Service of any notice required in this subsection may be accomplished by certified mail, return receipt requested; personal service by any law enforcement officer; or upon the failure of these two methods, publication. Service by publication shall be accomplished by publishing such notices in a newspaper of general circulation within the county where the lease is located for at least once a week for three successive weeks and by posting the notices on the Commission's Web site. The format for notice by publication shall be approved by the Attorney General.

(n) Upon final termination of any leasehold, the leased area in question is thrown open to the public for use in accordance with laws and rules governing use of public grounds generally. Within 30 days of final termination of the leasehold, the former leaseholder shall remove all abandoned markers denominating the area of the leasehold. The State may, after 10 days' notice to the owner of the abandoned markers thereof, remove the abandoned structure and have the area cleaned up. The cost of such removal and cleanup shall be payable by the owner of the abandoned markers and the State may bring suit to recover the costs thereof.

(o) Every year between January 1 and February 15, the Secretary must mail to all leaseholders a notice of the annual rental due and include forms designed by the Secretary for determining the amount of harvest gathered. Such forms may contain other pertinent questions relating to the utilization of the leasehold in the best interests of the aquaculture industry of the State and must be executed and returned by the leaseholder with the payment of the leaseholder's rental. Any leaseholder or the leaseholder's agent executing such forms for the leaseholder who knowingly makes a false statement on such forms is guilty of a Class 1 misdemeanor. (2017-190, s. 1.)

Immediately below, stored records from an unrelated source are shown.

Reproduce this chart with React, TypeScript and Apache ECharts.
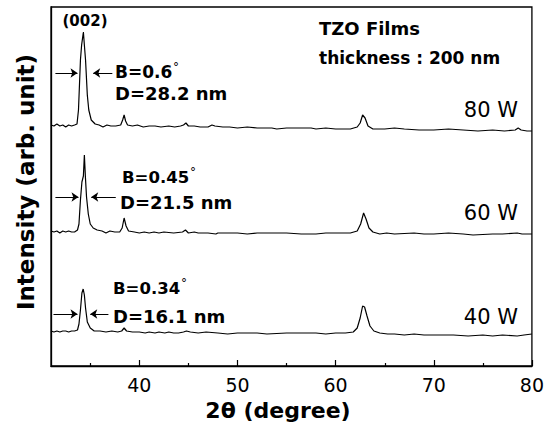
import React, { useEffect, useRef } from "react";
import * as echarts from "echarts";

// XRD patterns of TZO films sputtered at three RF powers: [2θ (deg), intensity (arb., offset per curve)]
const pattern80W: [number, number][] = [
  [31.0, 241], [31.3, 240], [31.6, 242], [31.9, 240], [32.2, 241], [32.5, 239], [32.8, 241], [33.1, 240],
  [33.4, 241], [33.65, 242],
  [33.8, 256], [34.0, 306], [34.12, 321], [34.3, 334], [34.4, 321], [34.52, 306], [34.7, 271], [34.85, 256],
  [35.1, 246], [35.5, 242], [35.9, 241], [36.3, 239], [36.7, 241], [37.1, 240], [37.6, 240], [38.1, 241],
  [38.3, 246], [38.45, 251], [38.6, 245], [38.8, 241], [39.3, 240], [39.8, 241], [40.4, 239], [41.0, 240],
  [41.6, 240], [42.2, 239], [43.0, 240], [43.6, 239], [44.2, 240], [44.5, 241], [44.75, 243], [45.0, 240],
  [45.6, 240], [46.2, 239], [47.0, 239], [47.4, 241], [47.7, 240], [48.5, 239], [49.2, 239], [50, 238],
  [51, 239], [52, 238], [53.5, 238], [54, 237], [55, 238], [56, 238], [57.5, 238], [58, 237], [59, 238],
  [60, 237], [61.5, 237], [62.2, 239], [62.5, 243], [62.75, 251], [63.0, 248], [63.3, 240], [63.8, 237],
  [65, 237], [66, 238], [67, 237], [68.5, 236], [70, 236], [71.5, 237], [73, 236], [74.5, 235], [76, 236],
  [77.2, 235], [78.3, 236], [78.6, 238], [78.9, 236], [79.5, 235], [80, 235],
];

const pattern60W: [number, number][] = [
  [31, 135], [31.3, 134], [31.6, 135], [31.9, 133], [32.2, 135], [32.5, 134], [32.8, 135], [33.1, 134],
  [33.4, 134], [33.7, 136], [33.85, 142],
  [34.0, 166], [34.15, 184], [34.3, 190], [34.4, 211], [34.5, 190], [34.62, 169], [34.8, 152], [35.0, 142],
  [35.3, 138], [35.7, 136], [36.2, 135], [36.6, 133], [37.0, 135], [37.5, 134], [38.0, 134], [38.25, 138],
  [38.45, 148], [38.65, 140], [38.9, 135], [39.5, 134], [40.0, 133], [40.5, 134], [41.0, 133], [41.5, 134],
  [42.0, 133], [42.5, 134], [43.5, 133], [44.4, 134], [44.7, 136], [45.0, 133], [45.6, 134], [46, 133],
  [47, 133], [47.8, 132], [48, 133], [49, 133], [50, 133], [51, 132], [52, 133], [53.5, 133], [55, 133],
  [56.5, 132], [58, 132], [59, 133], [60, 133], [61.5, 133], [62.2, 135], [62.55, 142], [62.85, 153],
  [63.1, 147], [63.4, 138], [63.8, 134], [64.5, 132], [65.2, 133], [66, 132], [68, 133], [69, 132],
  [70, 132], [71.5, 133], [73, 132], [74, 131], [76, 132], [77, 132], [78.5, 133], [79, 132], [80, 132],
];

const pattern40W: [number, number][] = [
  [31, 35], [31.3, 34], [31.6, 35], [31.9, 34], [32.2, 35], [32.5, 35], [32.8, 34], [33.1, 35], [33.4, 35],
  [33.7, 36], [33.85, 42], [34.0, 56],
  [34.15, 73], [34.28, 77], [34.4, 71], [34.52, 58], [34.7, 44], [35.0, 38], [35.4, 35], [36, 35],
  [36.6, 34], [37.2, 35], [37.8, 34], [38.2, 35], [38.45, 38], [38.7, 35], [39.3, 34], [40, 34], [40.6, 33],
  [41, 34], [41.6, 33], [42, 34], [42.6, 33], [43, 34], [43.5, 33], [44, 33], [44.5, 34], [44.8, 35],
  [45.2, 34], [46, 33], [46.8, 34], [48, 33], [49, 32], [50, 33], [51, 33], [52, 33], [53, 32], [55, 33],
  [56, 33], [58, 33], [59, 32], [60, 33], [61, 33], [61.8, 34], [62.2, 38], [62.5, 48], [62.75, 60],
  [62.95, 59], [63.2, 50], [63.5, 40], [63.9, 35], [64.5, 33], [65.3, 32], [66, 32], [67, 31], [68, 32],
  [69, 31], [70, 31], [71, 31], [72, 31], [73.5, 30], [75, 31], [76, 30], [77, 31], [78.5, 30], [79.2, 31],
  [80, 32],
];

const powerLabels = ["80 W", "60 W", "40 W"];
const fwhm = ["0.6", "0.45", "0.34"];
const grainSize = ["28.2", "21.5", "16.1"];
const majorTicks = [40, 50, 60, 70, 80];
const minorTicks = [35, 45, 55, 65, 75];

// FWHM arrow markers for each curve: [left start, left tip, right tip, right start, level]
const fwhmArrows: number[][] = [
  [31.45, 33.7, 35.3, 37.25, 293],
  [31.45, 33.8, 35.1, 37.6, 169],
  [31.25, 33.7, 35.0, 36.85, 52],
];

const FONT = "DejaVu Sans";
const BLACK = "#000";

function arrowMarks(a: number[]) {
  const [l0, l1, r1, r0, y] = a;
  return {
    silent: true,
    symbol: ["none", "arrow"],
    symbolSize: 7,
    lineStyle: { color: BLACK, width: 1, type: "solid" as const },
    label: { show: false },
    emphasis: { disabled: true },
    data: [
      [{ coord: [l0, y] }, { coord: [l1, y] }],
      [{ coord: [r0, y] }, { coord: [r1, y] }],
    ],
  };
}

function txt(
  x: number,
  y: number,
  text: string,
  size: number,
  weight: string,
  align: string = "left",
  extra: Record<string, unknown> = {}
) {
  return {
    type: "text",
    x,
    y,
    z: 10,
    ...extra,
    style: {
      text,
      fill: BLACK,
      font: `${weight} ${size}px "${FONT}"`,
      textAlign: align,
      textVerticalAlign: "middle",
    },
  };
}

export default function App() {
  const ref = useRef<HTMLDivElement>(null);

  useEffect(() => {
    if (!ref.current) return;
    const chart = echarts.init(ref.current, null, { renderer: "svg" });
    const patterns = [pattern80W, pattern60W, pattern40W];

    const grid = { left: 51, right: 15, top: 7, bottom: 61 };

    const option: echarts.EChartsOption = {
      animation: false,
      backgroundColor: "#fff",
      grid: [
        { ...grid, show: true, borderColor: BLACK, borderWidth: 1.3, backgroundColor: "transparent" },
        { ...grid },
      ],
      xAxis: [
        {
          type: "value",
          gridIndex: 0,
          min: 31,
          max: 80,
          axisLine: { show: true, lineStyle: { color: BLACK, width: 1.3 } },
          axisTick: { show: true, inside: true, length: 6, customValues: majorTicks, lineStyle: { color: BLACK, width: 1.2 } },
          axisLabel: { show: true, customValues: majorTicks, color: BLACK, fontFamily: FONT, fontSize: 19, margin: 9 },
          splitLine: { show: false },
        },
        {
          type: "value",
          gridIndex: 1,
          min: 31,
          max: 80,
          axisLine: { show: false },
          axisTick: { show: true, inside: true, length: 3, customValues: minorTicks, lineStyle: { color: BLACK, width: 1.2 } },
          axisLabel: { show: false },
          splitLine: { show: false },
        },
      ],
      yAxis: [
        {
          type: "value",
          gridIndex: 0,
          min: 0,
          max: 359,
          axisLine: { show: true, lineStyle: { color: BLACK, width: 1.3 } },
          axisTick: { show: false },
          axisLabel: { show: false },
          splitLine: { show: false },
        },
        {
          type: "value",
          gridIndex: 1,
          min: 0,
          max: 359,
          show: false,
        },
      ],
      series: patterns.map((data, i) => ({
        type: "line" as const,
        name: powerLabels[i],
        xAxisIndex: 0,
        yAxisIndex: 0,
        data,
        showSymbol: false,
        symbol: "none",
        lineStyle: { color: BLACK, width: 1.2 },
        silent: true,
        markLine: arrowMarks(fwhmArrows[i]),
      })),
      graphic: [
        txt(85, 21, "(002)", 15, "bold", "center"),
        // 80 W
        txt(115, 72, `B=${fwhm[0]}`, 17, "bold"),
        txt(173, 67, "°", 12, "normal"),
        txt(115, 93, `D=${grainSize[0]} nm`, 18, "bold"),
        // 60 W
        txt(122, 177, `B=${fwhm[1]}`, 16.5, "bold"),
        txt(190, 172, "°", 12, "normal"),
        txt(120, 202, `D=${grainSize[1]} nm`, 18, "bold"),
        // 40 W
        txt(113, 288, `B=${fwhm[2]}`, 16.5, "bold"),
        txt(181, 283, "°", 12, "normal"),
        txt(113, 316, `D=${grainSize[2]} nm`, 18, "bold"),
        // sample info
        txt(319, 28, "TZO Films", 18, "bold"),
        txt(319, 58, "thickness : 200 nm", 17, "bold"),
        // power labels
        txt(518, 110, powerLabels[0], 21, "normal", "right"),
        txt(518, 213, powerLabels[1], 21, "normal", "right"),
        txt(518, 317, powerLabels[2], 21, "normal", "right"),
        // axis titles
        txt(278, 410, "2θ (degree)", 22, "bold", "center"),
        txt(26, 182, "Intensity (arb. unit)", 23, "bold", "center", { rotation: Math.PI / 2 }),
      ] as any,
    };

    chart.setOption(option);
    return () => chart.dispose();
  }, []);

  return (
    <div
      ref={ref}
      style={{ position: "absolute", left: 0, top: 0, width: 547, height: 427, background: "#fff" }}
    />
  );
}
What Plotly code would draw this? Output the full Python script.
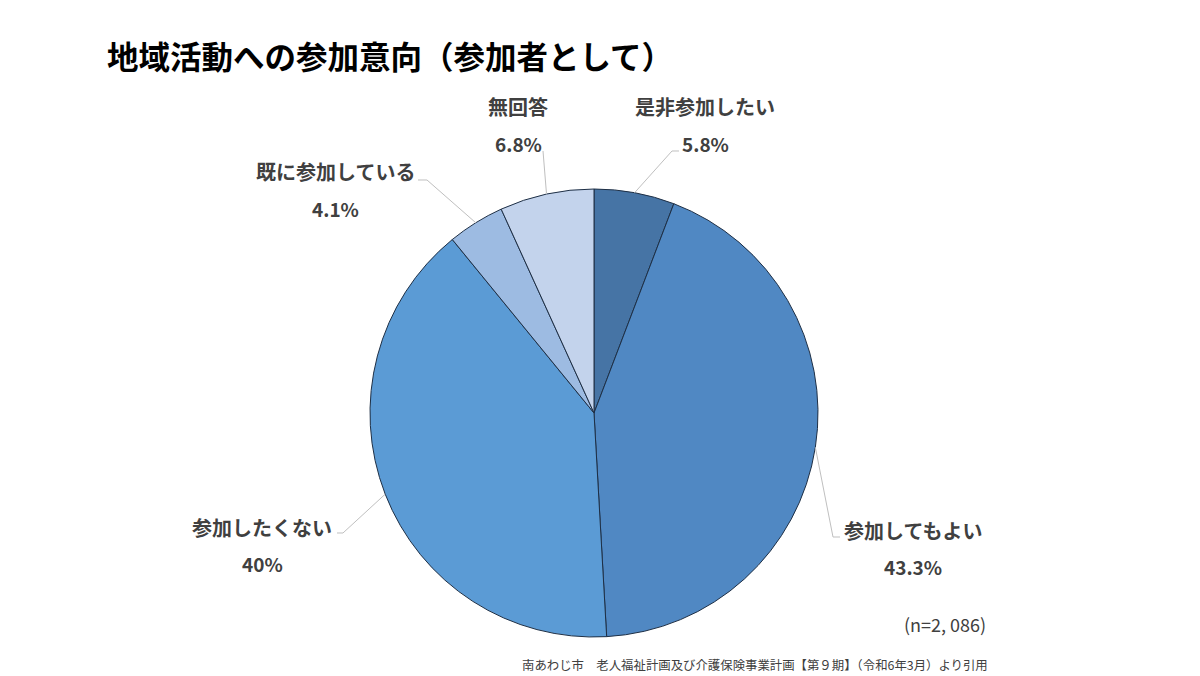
import math
import plotly.graph_objects as go

# ---- data ----
categories = ["是非参加したい", "参加してもよい", "参加したくない", "既に参加している", "無回答"]
values = [5.8, 43.3, 40.0, 4.1, 6.8]
pct_labels = ["5.8%", "43.3%", "40%", "4.1%", "6.8%"]
colors = ["#4674a5", "#5088c3", "#5b9bd5", "#9dbbe2", "#c3d3ec"]

title_text = "地域活動への参加意向（参加者として）"
n_text = "(n=2, 086)"
source_text = "南あわじ市　老人福祉計画及び介護保険事業計画【第９期】（令和6年3月）より引用"

W, H = 1200, 676
FONT = "Noto Sans CJK JP"

# pie geometry in pixels
CX, CY, R = 594, 413, 224

def px(x):
    return x / W

def py(y):
    return 1 - y / H

# label layout (pixel centers) and leader-line elbows
label_pos = {
    "是非参加したい": (705, 107),
    "参加してもよい": (913, 530),
    "参加したくない": (262, 527),
    "既に参加している": (335, 172),
    "無回答": (518, 107),
}
elbows = {
    "是非参加したい": [(672, 151), (679, 151)],
    "参加してもよい": [(833, 537), (840, 537)],
    "参加したくない": [(343, 533), (337, 533)],
    "既に参加している": [(427, 180), (418, 180)],
    "無回答": [(543, 151)],
}

fig = go.Figure(go.Pie(
    labels=categories,
    values=values,
    sort=False,
    direction="clockwise",
    rotation=0,
    marker=dict(colors=colors, line=dict(color="#1e2f45", width=1)),
    textinfo="none",
    hoverinfo="label+percent",
    showlegend=False,
    domain=dict(x=[px(CX - R), px(CX + R)], y=[py(CY + R), py(CY - R)]),
))

annotations = []
shapes = []
total = sum(values)
cum = 0.0
for cat, v, pl in zip(categories, values, pct_labels):
    mid = (cum + v / 2) / total * 2 * math.pi
    cum += v
    sx = CX + R * math.sin(mid)
    sy = CY - R * math.cos(mid)
    pts = [(sx, sy)] + elbows[cat]
    path = "M " + " L ".join(f"{px(x):.5f},{py(y):.5f}" for x, y in pts)
    shapes.append(dict(type="path", xref="paper", yref="paper", path=path,
                       line=dict(color="#bfbfbf", width=1)))
    lx, ly = label_pos[cat]
    annotations.append(dict(x=px(lx), y=py(ly), xref="paper", yref="paper",
                            text=f"<b>{cat}</b>", showarrow=False,
                            font=dict(family=FONT, size=20, color="#404040"),
                            xanchor="center", yanchor="middle"))
    annotations.append(dict(x=px(lx), y=py(ly + 36), xref="paper", yref="paper",
                            text=f"<b>{pl}</b>", showarrow=False,
                            font=dict(family=FONT, size=19, color="#404040"),
                            xanchor="center", yanchor="middle"))

annotations.append(dict(x=px(105), y=py(55), xref="paper", yref="paper",
                        text=f"<b>{title_text}</b>", showarrow=False,
                        font=dict(family=FONT, size=31.5, color="#000000"),
                        xanchor="left", yanchor="middle"))
annotations.append(dict(x=px(988), y=py(624), xref="paper", yref="paper",
                        text=n_text, showarrow=False,
                        font=dict(family=FONT, size=18, color="#404040"),
                        xanchor="right", yanchor="middle"))
annotations.append(dict(x=px(990), y=py(665), xref="paper", yref="paper",
                        text=source_text, showarrow=False,
                        font=dict(family=FONT, size=12.4, color="#404040"),
                        xanchor="right", yanchor="middle"))

fig.update_layout(
    width=W, height=H,
    margin=dict(l=0, r=0, t=0, b=0),
    paper_bgcolor="white",
    plot_bgcolor="white",
    annotations=annotations,
    shapes=shapes,
)

fig.write_html("out.html", config={"displayModeBar": False},
               post_script="document.body.style.margin='0';document.body.style.overflow='hidden';")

113-218. Protection of private marine aquaculture rights.

It is unlawful for any person, other than the holder of a lease issued under this Article, to take or attempt to take marine species being produced under the license and associated lease from any privately leased, franchised, or deeded marine aquaculture operation without written authorization of the holder and with actual knowledge it is a marine aquaculture leased area. Actual knowledge will be presumed when the marine species are taken or attempted to be taken under the following circumstances:

(1) From within the confines of posted boundaries of the area as identified by signs, whether the whole or any part of the area is posted; or

(2) When the area has been regularly posted and identified and the person knew the area to be the subject of private marine aquaculture rights.

A violation of this subsection shall constitute a Class A1 misdemeanor, which may include a fine of not more than five thousand dollars ($5,000). The written authorization shall include the lease number or deed reference, name and address of authorized person, date of issuance, and date of expiration, and it must be signed by the holder of the marine aquaculture rights. Identification signs shall include the lease number or deed reference and the name of the holder. (2017-190, s. 1.)


113-219: Reserved for future codification purposes.


113-220: Reserved for future codification purposes.